Realmente, neste ano agora no fim, foi dominante a quantidade, a abrangência e a forma cada vez mais dramática dos protestos à escala quase mundial. Independentemente de como se observem esses protestos. Muitas vezes, a “Time” destacou um estadista, alguém da cultura, das artes. Este ano não foi assim, pela razão de, convenhamos, ninguém ter individualmente sobressaído no meio de tantas manifestações que derrubaram governos, mas ainda não regimes. Algum de nós, há poucos anos e até meses, imaginaria o derrube, por vezes tão humilhante, de alguns líderes? E as manifestações que ainda não derrubaram governos ou regimes já estiveram mais longe de conseguir os objectivos. De Wall Street a Moscovo.
Sabemos todos que por entre os legitimados manifestantes há os provocadores profissionais, os infiltrados para lançar confusão e justificar os abusos de autoridade.
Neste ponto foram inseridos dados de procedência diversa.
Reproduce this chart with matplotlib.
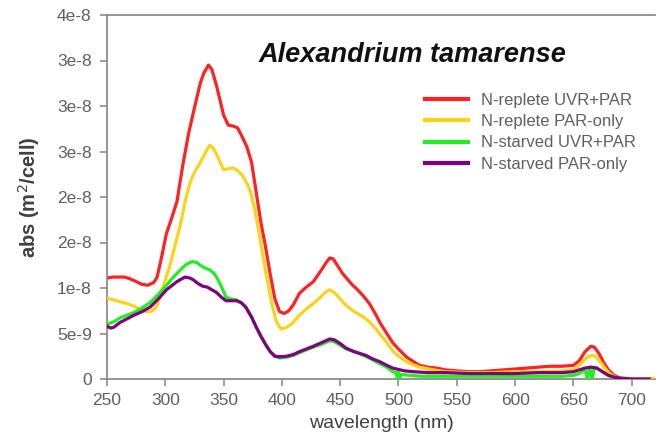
import matplotlib
matplotlib.use("Agg")
import matplotlib.pyplot as plt
import numpy as np

plt.rcParams['font.family'] = ['Liberation Sans', 'DejaVu Sans']

# ---- data (abs in units of 1e-8 m^2/cell) ----
wl_red = [250,255,260,265,270,275,280,285,290,293,297,301,305,310,315,320,325,330,333,337,340,344,350,354,358,362,366,370,374,378,382,386,390,394,398,402,406,410,415,420,427,434,438,441,444,448,452,456,460,465,470,475,480,485,490,495,500,507,513,518,525,533,540,550,560,570,580,590,600,610,620,630,640,650,655,660,665,668,672,676,680,685,690,695,700]
abs_red = [1.11,1.12,1.12,1.12,1.10,1.07,1.04,1.03,1.06,1.12,1.35,1.60,1.75,1.95,2.35,2.70,2.98,3.25,3.36,3.45,3.40,3.22,2.90,2.79,2.78,2.76,2.66,2.55,2.38,2.05,1.72,1.45,1.15,0.88,0.74,0.72,0.75,0.82,0.94,1.00,1.07,1.20,1.28,1.33,1.32,1.24,1.16,1.10,1.04,0.98,0.91,0.83,0.72,0.60,0.50,0.40,0.33,0.24,0.19,0.15,0.13,0.12,0.10,0.09,0.08,0.08,0.09,0.10,0.11,0.12,0.13,0.14,0.14,0.15,0.20,0.30,0.36,0.35,0.28,0.18,0.10,0.04,0.01,0.0,0.0]

wl_yel = [250,255,261,267,273,278,283,287,290,293,298,304,308,313,317,321,325,330,335,338,341,344,347,350,354,358,362,366,370,373,377,381,384,387,391,395,399,403,408,415,421,427,434,438,441,445,450,455,462,470,475,480,485,490,495,501,508,518,530,540,560,580,600,620,640,650,655,660,665,669,673,677,681,686,690,700,710,720]
abs_yel = [0.89,0.87,0.85,0.83,0.80,0.77,0.74,0.74,0.76,0.81,1.01,1.25,1.45,1.70,1.95,2.15,2.27,2.38,2.50,2.57,2.54,2.47,2.38,2.30,2.31,2.32,2.29,2.24,2.15,2.06,1.85,1.56,1.33,1.12,0.85,0.64,0.55,0.56,0.60,0.70,0.77,0.83,0.91,0.96,0.98,0.95,0.88,0.81,0.74,0.68,0.63,0.56,0.48,0.40,0.31,0.24,0.18,0.13,0.10,0.08,0.07,0.07,0.08,0.08,0.09,0.10,0.15,0.22,0.26,0.25,0.19,0.12,0.06,0.02,0.01,0.005,0.005,0.005]

wl_grn = [250,256,261,267,273,280,287,294,301,307,313,318,323,327,330,334,338,341,344,348,352,356,361,365,369,374,378,382,386,390,394,398,404,410,415,421,427,434,441,445,450,455,462,470,478,485,490,495,498,499,500,501,502,510,520,540,560,580,600,620,640,650,655,660,662,664,666,668,670,675,680,685,690]
abs_grn = [0.60,0.63,0.67,0.70,0.73,0.78,0.84,0.93,1.03,1.12,1.20,1.26,1.29,1.28,1.25,1.22,1.20,1.17,1.12,1.02,0.90,0.88,0.87,0.84,0.79,0.68,0.57,0.47,0.38,0.30,0.25,0.23,0.24,0.26,0.29,0.32,0.35,0.38,0.42,0.41,0.37,0.33,0.30,0.26,0.21,0.16,0.13,0.08,0.07,0.0,0.07,0.0,0.05,0.04,0.03,0.03,0.03,0.03,0.03,0.03,0.03,0.04,0.06,0.10,0.0,0.13,0.0,0.13,0.12,0.08,0.04,0.02,0.0]

wl_pur = [250,253,256,261,267,273,280,287,294,301,306,310,314,317,321,324,328,332,336,340,344,348,352,356,361,365,369,374,378,382,386,390,394,398,404,410,415,421,427,434,441,445,450,455,462,472,478,484,490,495,505,513,525,541,560,580,600,620,640,650,655,660,665,670,675,680,685,690,700,715]
abs_pur = [0.58,0.56,0.57,0.62,0.66,0.70,0.74,0.79,0.88,0.98,1.03,1.07,1.10,1.12,1.11,1.09,1.05,1.02,1.01,0.98,0.95,0.90,0.86,0.86,0.86,0.84,0.79,0.68,0.57,0.47,0.38,0.30,0.25,0.245,0.25,0.27,0.30,0.33,0.36,0.40,0.44,0.43,0.39,0.34,0.30,0.26,0.22,0.19,0.15,0.12,0.09,0.08,0.07,0.07,0.06,0.06,0.06,0.07,0.07,0.08,0.10,0.12,0.13,0.12,0.08,0.04,0.02,0.01,0.0,0.0]

labels = ["N-replete UVR+PAR", "N-replete PAR-only", "N-starved UVR+PAR", "N-starved PAR-only"]
colors = ["#FF2222", "#FFD21A", "#22EE22", "#800080"]

xticks = [250,300,350,400,450,500,550,600,650,700]
yticks = [0, 0.5e-8, 1e-8, 1.5e-8, 2e-8, 2.5e-8, 3e-8, 3.5e-8, 4e-8]
ytick_labels = ["0", "5e-9", "1e-8", "2e-8", "2e-8", "3e-8", "3e-8", "3e-8", "4e-8"]

title = "Alexandrium tamarense"

# ---- figure ----
W, H = 658, 445
fig = plt.figure(figsize=(W/100, H/100), dpi=100)
ax = fig.add_axes([107/W, 1-379/H, (655-107)/W, (379-15)/H])

series = [(wl_red, abs_red), (wl_yel, abs_yel), (wl_grn, abs_grn), (wl_pur, abs_pur)]
for i, (wl, a) in enumerate(series):
    ax.plot(wl, np.array(a)*1e-8, color=colors[i], lw=2.3, label=labels[i],
            solid_joinstyle='round', zorder=2+i)

ax.set_xlim(250, 720)
ax.set_ylim(0, 4e-8)
ax.set_xticks(xticks)
ax.set_yticks(yticks)
ax.set_yticklabels(ytick_labels)

spc = "#8c8c8c"
for s in ['left', 'bottom', 'top']:
    ax.spines[s].set_color(spc)
    ax.spines[s].set_linewidth(1.3)
ax.spines['right'].set_visible(False)
ax.tick_params(axis='both', direction='out', length=5, width=1.2, color=spc,
               labelsize=12.5, labelcolor="#5f5f5f")
ax.tick_params(axis='x', pad=5)
ax.tick_params(axis='y', pad=6)

ax.set_xlabel("wavelength (nm)", fontsize=14, color="#404040", labelpad=5)
ax.set_ylabel("abs (m$^2$/cell)", fontsize=14.5, color="#404040", fontweight='bold', labelpad=11)

# title placed in pixel-derived axes fraction
ax.text((412-107)/548, 1-(55-15)/364, title, transform=ax.transAxes, fontsize=19.5,
        fontweight='bold', fontstyle='italic', ha='center', va='center', color="#111111")

leg = ax.legend(loc='upper left', bbox_to_anchor=((418-107)/548, 1-(86-15)/364), frameon=False,
                fontsize=12, handlelength=2.6, handletextpad=0.8, labelspacing=0.38,
                borderaxespad=0)
for t in leg.get_texts():
    t.set_color("#5f5f5f")
for l in leg.get_lines():
    l.set_linewidth(3)

fig.savefig("out.png", dpi=100)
Na génese, quem protesta não tem relação com “bandos de malfeitores” ou “bandidos desocupados” como alguns jornais norte-americanos chamam aos que se manifestam em Nova Iorque e em outras cidades do país. Há uma grande força motivadora nesses protestos: a ideia que muitos poderes têm em fazer regressar os cidadãos à época medieval, saindo os responsáveis impunes perante as trafulhices, as negociatas, as mentiras. Até parece confirmar-se a existência de uma “trilateral” que acorrenta o planeta para benefício de um tenebroso grupo de privilegiados.
Os tais “ventos de mudança” partiram, fundamentalmente, do norte do continente africano. Terão inspirado e motivado os crescentes protestos na Europa, nos Estados Unidos, na Rússia. Cresce a corrupção, aumenta o desemprego, o caos financeiro provocado pelos poderosos retira por completo a capacidade de os governos obedientes saírem das crises sem fim. O Médio Oriente vai mudar, já está muito lentamente a mudar. O ocidente ainda não. Lamentavelmente, parece que precisa de mais sangue.